NATO Pros and Cons: Dissecting what Trump says about the treaty
President-elect Donald Trump rattled many European leaders and foreign policy experts on the campaign trail when he said he wasn't so sure the United States should be backing up its NATO allies anymore.
Trump reportedly takes issue with the amount of money that the U.S. pays for the alliance compared to the other 27 member countries.
"I think NATO may be obsolete," Trump told Bloomberg back in March. "NATO was set up a long time ago — many, many years ago when things were different. Things are different now. We were a rich nation then. We had nothing but money. We had nothing but power. And you know, far more than we have today, in a true sense. And I think NATO — you have to really examine NATO. And it doesn't really help us, it's helping other countries. And I don't think those other countries appreciate what we're doing."
NATO, or the North Atlantic Treaty Organization, was formed in 1949 after World War II as a way to protect European allies in the region against the Soviet Union. The treaty was put into action after Sept. 11, 2001, when NATO allies agreed to participate in U.S. military operations against Osama bin Laden in Iraq and again during the invasion of Iraq in 2003.
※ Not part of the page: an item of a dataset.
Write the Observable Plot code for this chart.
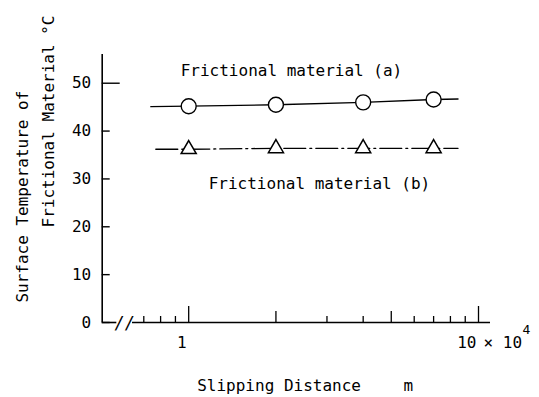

Headquartered in Brussels, NATO now has a budget of approximately $2.8 billion a year. The U.S. pays 3.61% of its gross domestic product towards that.
"Every ally spending less than 2% of their GDP needs to dig deeper and make a concrete commitment to do more," Secretary of State John Kerry said at NATO headquarters in Brussels in 2014. "And all you have to do is look at a map in order to understand why – Ukraine, Iraq, Syria – all threats to peace and to security, and they surround the region."
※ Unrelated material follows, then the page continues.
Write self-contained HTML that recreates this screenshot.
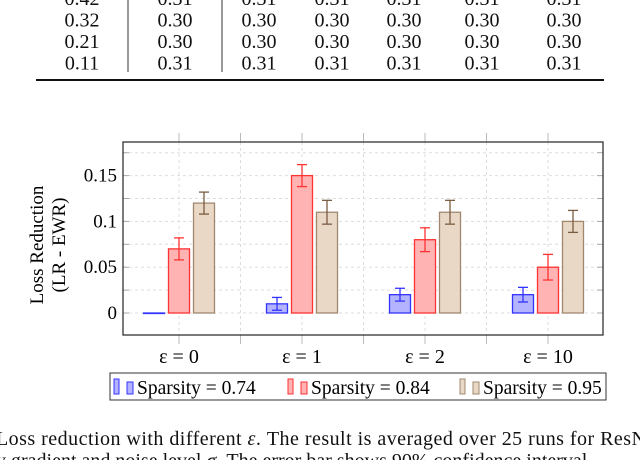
<!DOCTYPE html>
<html><head><meta charset="utf-8"><style>
body{margin:0;width:640px;height:460px;overflow:hidden;background:#fff;font-family:"Liberation Serif",serif;}
svg{display:block}
</style></head><body>
<svg width="640" height="460" id="fig" font-family="Liberation Serif, serif">
<g font-size="20" text-anchor="middle" fill="#111">
<g id="tbl"></g>
<line x1="128" y1="0" x2="128" y2="72" stroke="#333" stroke-width="1"/>
<line x1="222" y1="0" x2="222" y2="72" stroke="#333" stroke-width="1"/>
<line x1="36" y1="80" x2="604" y2="80" stroke="#111" stroke-width="2"/>
</g>
<g id="chart"></g>
<g font-size="20" fill="#111">
<text x="-4" y="445" textLength="650">Loss reduction with different <tspan font-style="italic">ε</tspan>.  The result is averaged over 25 runs for ResN</text>
<text x="-4" y="467">y gradient and noise level <tspan font-style="italic">σ</tspan>.  The error bar shows 90% confidence interval</text>
</g>
</svg>
<script>
const tableRows=[["0.42","0.31","0.31","0.31","0.31","0.31","0.31"],["0.32","0.30","0.30","0.30","0.30","0.30","0.30"],["0.21","0.30","0.30","0.30","0.30","0.30","0.30"],["0.11","0.31","0.31","0.31","0.31","0.31","0.31"]];
const categories=["ε = 0","ε = 1","ε = 2","ε = 10"];
const seriesNames=["Sparsity = 0.74","Sparsity = 0.84","Sparsity = 0.95"];
const s074=[0,0.01,0.02,0.02];
const s084=[0.07,0.15,0.08,0.05];
const s095=[0.12,0.11,0.11,0.10];
const e074=[0,0.007,0.007,0.008];
const e084=[0.012,0.012,0.013,0.014];
const e095=[0.012,0.013,0.013,0.012];
const yTicks=[0,0.05,0.1,0.15];
const yTickLabels=["0","0.05","0.1","0.15"];

const NS="http://www.w3.org/2000/svg";
function mk(p,tag,a){const e=document.createElementNS(NS,tag);for(const k in a)e.setAttribute(k,a[k]);p.appendChild(e);return e;}
const tbl=document.getElementById('tbl');
const colX=[82,175,259,332,404,482,564];
tableRows.forEach((r,i)=>{r.forEach((v,j)=>{const t=mk(tbl,'text',{x:colX[j],y:5+i*21.5});


t.textContent=v;});});
const g=document.getElementById('chart');
const L=123,R=603,T=142,B=335;
const y0=313,pxPer=45.8/0.05;
const Y=v=>y0-v*pxPer;
const X=i=>179+i*123;
const colors=[{s:"#3333ff",f:"#b3b3ff",e:"#3333ff"},{s:"#ff3333",f:"#ffb3b3",e:"#ff3333"},{s:"#a08870",f:"#ead8c6",e:"#7a5c40"}];
const vals=[s074,s084,s095],errs=[e074,e084,e095],off=[-25,0,25],bw=21;
for(let i=0;i<7;i++){const x=179+i*61.5;
const gl=mk(g,'line',{x1:x,y1:T,x2:x,y2:B,stroke:"#ddd","stroke-dasharray":"3,3"});


mk(g,'line',{x1:x,y1:T-9,x2:x,y2:T,stroke:"#bbb"});
mk(g,'line',{x1:x,y1:B,x2:x,y2:B+9,stroke:"#bbb"});}
for(let v=-0.025;v<=0.175;v+=0.025){const y=Y(v);if(y<T||y>B)continue;
const gl=mk(g,'line',{x1:L,y1:y,x2:R,y2:y,stroke:"#ddd","stroke-dasharray":"3,3"});


mk(g,'line',{x1:L,y1:y,x2:L+6,y2:y,stroke:"#aaa"});mk(g,'line',{x1:R-6,y1:y,x2:R,y2:y,stroke:"#aaa"});}
yTicks.forEach((v,i)=>{const t=mk(g,'text',{x:117,y:Y(v)+6,"text-anchor":"end","font-size":"19"});


t.textContent=yTickLabels[i];});
vals.forEach((arr,s)=>{arr.forEach((v,i)=>{const c=colors[s];const x=X(i)+off[s]-bw/2;
const r=mk(g,'rect',{x:x,y:Math.min(Y(v),y0),width:bw,height:Math.max(Math.abs(y0-Y(v)),0.5),fill:c.f,stroke:c.s,"stroke-width":1.3});


const e=errs[s][i];if(e>0){const cx=X(i)+off[s];const eg=mk(g,'g',{stroke:c.e,"stroke-width":1.3});


mk(eg,'line',{x1:cx,y1:Y(v+e),x2:cx,y2:Y(v-e)});
mk(eg,'line',{x1:cx-5,y1:Y(v+e),x2:cx+5,y2:Y(v+e)});
mk(eg,'line',{x1:cx-5,y1:Y(v-e),x2:cx+5,y2:Y(v-e)});}});});
const fr=mk(g,'rect',{x:L,y:T,width:R-L,height:B-T,fill:"none",stroke:"#333","stroke-width":1.3});


categories.forEach((c,i)=>{const t=mk(g,'text',{x:X(i),y:363,"text-anchor":"middle","font-size":"20"});


t.textContent=c;});
const yt=mk(g,'text',{transform:"translate(48,245) rotate(-90)","text-anchor":"middle","font-size":"19"});


const t1=mk(yt,'tspan',{x:0,dy:-5});t1.textContent="Loss Reduction";
const t2=mk(yt,'tspan',{x:0,dy:22});t2.textContent="(LR - EWR)";
const lg=mk(g,'g',{});


mk(lg,'rect',{x:110,y:373,width:496,height:27,fill:"#fff",stroke:"#333","stroke-width":1});
const lx=[114,288,460];
seriesNames.forEach((n,s)=>{const c=colors[s];const eg=mk(lg,'g',{});


mk(eg,'rect',{x:lx[s],y:379,width:5,height:15,fill:c.f,stroke:c.s});
mk(eg,'rect',{x:lx[s]+13,y:382,width:6,height:12,fill:c.f,stroke:c.s});
const t=mk(eg,'text',{x:lx[s]+23,y:394,"font-size":"19.5"});t.textContent=n;});
</script>
</body></html>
After meeting with Trump at the White House last week, President Barack Obama said during a press conference that the president-elect assured him that he would not abandon the alliance.
"In my conversation with the president-elect, he expressed a great interest in maintaining our strategic relationships. So one of the messages I will be able to deliver is his commitment to NATO and the transatlantic alliance," Obama said, referring to his trip to Greece and Germany this week.
During a speech in Brussels in early October, Kerry seemed to reiterate Trump's concerns over the economic impact of NATO.
"It's also critical to remember, in 2016 – and looking to the future – you can't separate economic challenges from the security threats that we also face," Kerry said. "And here, too, the smartest response to common danger is to combine our strengths."
In a op-ed for the Guardian just days after the U.S. election, NATO Secretary General Jens Stoltenberg urged Trump to remain committed to the alliance and said that several member nations have begun to step up their spending.
For 67 years this partnership has been the bedrock of peace, freedom and prosperity in Europe. It enabled us successfully to deter the Soviet Union and bring the Cold War to an end. And it made possible the integration of Europe and laid the foundation for the unprecedented peace and prosperity we enjoy today. European leaders have always understood that when it comes to security, going it alone is not an option.